1. Which is the thinnest neck I can get? I have an Ibanez Xiphos and a Jackson RX10D (Randy Rhoads style) these are the types of necks I'm after.
2. Is it possible to install a (humbucker) pickup with no tone or volume controlls? At the most, all I want would be an on/off switch.
thanks.
 
1) Wizard

2) I think it's possible but you would need to install a 500k resistence, if I'm not wrong... But I know very very very little of wiring, so I'll let people that know more tells you what is needed to do

Welcome to the forum! :occasion14:
 
you can wire directly to a switch and to output jack, youl still need to ground your strings    via bridge or trem claw
 
As has been mentioned, the thinnest neck is the "Wizard", which is 0.735" thick at the 1st fret and 0.810" at the 12th, similar to an Ibanez® Wizard II neck. You can see all the contours and their dimensions here if you're interested.

You can run a pickup directly into an amp without any problem, no pots or resistors necessary. The input impedance on amplifiers is much higher then the output impedance on guitars, so the voltage drop is almost completely at the amp.
 
Running straight to the jack will give you a hotter/brighter tone which may or may not be desirable, depending on your tonal preferences.
If you want the loading effect of the pots, you can do something like this to simulate a volume and tone pot turned all the way up:

3396717485_cba593dc91_o.jpg

 
I thought the whole idea was a hotter/brighter tone?

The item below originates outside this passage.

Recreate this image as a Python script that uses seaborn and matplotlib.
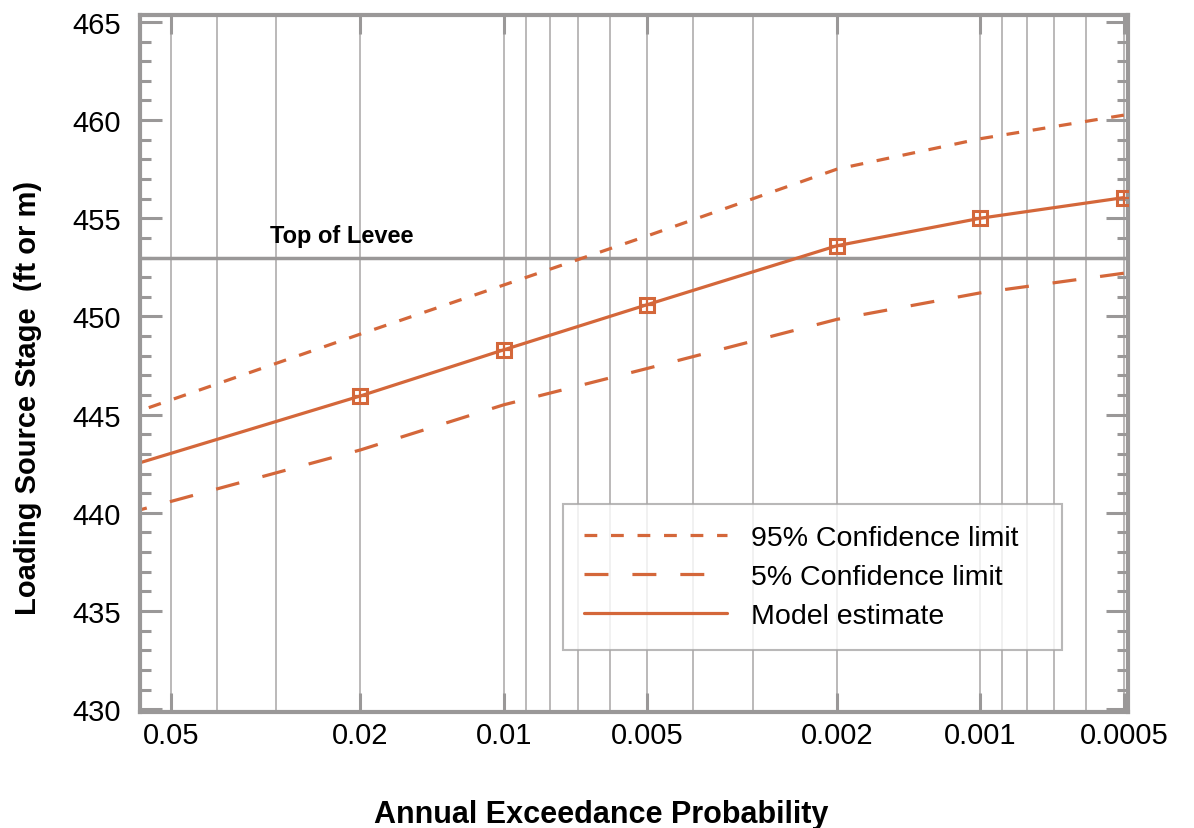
import matplotlib
matplotlib.use("Agg")
import matplotlib.pyplot as plt
from matplotlib.ticker import MultipleLocator, LogLocator, NullFormatter
import seaborn as sns

sns.set_theme(style="white")
plt.rcParams['font.family'] = ['Liberation Sans', 'DejaVu Sans']
plt.rcParams['text.color'] = 'black'
plt.rcParams['axes.labelcolor'] = 'black'

# annual exceedance probability (first point = left edge of chart, no marker)
aep = [0.058, 0.02, 0.01, 0.005, 0.002, 0.001, 0.0005]
upper95 = [445.2, 449.1, 451.6, 454.1, 457.5, 459.05, 460.25]
lower5 = [440.15, 443.2, 445.5, 447.35, 449.85, 451.2, 452.2]
model = [442.55, 445.95, 448.3, 450.6, 453.6, 455.0, 456.05]
levee = 453.0

xticks = [0.05, 0.02, 0.01, 0.005, 0.002, 0.001, 0.0005]
xticklabels = ["0.05", "0.02", "0.01", "0.005", "0.002", "0.001", "0.0005"]

orange = "#D4673A"
gray = "#9A9898"

fig, ax = plt.subplots(figsize=(11.94, 8.29), dpi=100)
fig.subplots_adjust(left=0.1173, right=0.9447, bottom=0.1403, top=0.9807)
ax.set_xscale('log')

sns.lineplot(x=aep, y=upper95, ax=ax, color=orange, lw=2.3,
             linestyle=(0, (4, 4.3)), label="95% Confidence limit")
sns.lineplot(x=aep, y=lower5, ax=ax, color=orange, lw=2.3,
             linestyle=(0, (7.5, 7.5)), label="5% Confidence limit")
sns.lineplot(x=aep, y=model, ax=ax, color=orange, lw=2.3, label="Model estimate")

# square markers with a cross on the model estimate
ax.plot(aep[1:], model[1:], ls='none', marker='s', ms=10, mfc='none',
        mec=orange, mew=2.2, zorder=5)
ax.plot(aep[1:], model[1:], ls='none', marker='+', ms=10,
        mec=orange, mew=1.6, zorder=5)

ax.axhline(levee, color=gray, lw=2.5, zorder=1.5)
ax.text(0.031, 453.55, "Top of Levee", fontsize=17, fontweight='bold',
        ha='left', va='bottom', color='black')

ax.set_xlim(0.058, 0.00049)
ax.set_ylim(429.87, 465.35)

ax.set_xticks(xticks)
ax.set_xticklabels(xticklabels)
ax.xaxis.set_minor_locator(LogLocator(base=10, subs=range(2, 10)))
ax.xaxis.set_minor_formatter(NullFormatter())
ax.yaxis.set_major_locator(MultipleLocator(5))
ax.yaxis.set_minor_locator(MultipleLocator(1))

ax.tick_params(axis='x', which='major', direction='in', length=14, width=2.2,
               color=gray, top=True, bottom=True, labelsize=21, pad=7,
               labelcolor='black')
ax.tick_params(axis='x', which='minor', length=0, top=False, bottom=False)
ax.tick_params(axis='y', which='major', direction='in', length=16, width=2.2,
               color=gray, left=True, right=True, labelsize=21, pad=14,
               labelcolor='black')
ax.tick_params(axis='y', which='minor', direction='in', length=8, width=2.2,
               color=gray, left=True, right=True)

ax.grid(False)
ax.grid(True, axis='x', which='both', color='#A8A6A6', lw=1.1)
ax.set_axisbelow(True)

for s in ax.spines.values():
    s.set_color(gray)
    s.set_linewidth(3)

ax.set_xlabel("Annual Exceedance Probability", fontsize=22, fontweight='bold')
ax.set_ylabel("Loading Source Stage  (ft or m)", fontsize=21, fontweight='bold')
ax.xaxis.set_label_coords(0.467, -0.125)
ax.yaxis.set_label_coords(-0.099, 0.452)

leg = ax.legend(loc='lower left', bbox_to_anchor=(0.428, 0.0886, 0.505, 0.2),
                mode='expand', borderaxespad=0, frameon=True, fancybox=False,
                edgecolor='#A8A6A6', fontsize=20.5, handlelength=5.0,
                handletextpad=0.85, labelspacing=0.45, borderpad=0.75)
leg.get_frame().set_linewidth(1.5)

plt.savefig("out.png", dpi=100)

But you also could do a switch (or puch/pull) that would bypass volume/tone and go direct from PU to jack, and get the best of both options. Unless you want the look of no knobs/switches...
 
drewfx said:
I thought the whole idea was a hotter/brighter tone?

It usually is, but considering the OP was asking whether it was even possible or not to do such a wiring scheme, I'm guessing his goal is simplicity.
 
Standard thin think Jackson, Wizard think Ibanez.

You could always get a standard thin and sand it down to have a feel between a Jackson and a Ibanez neck.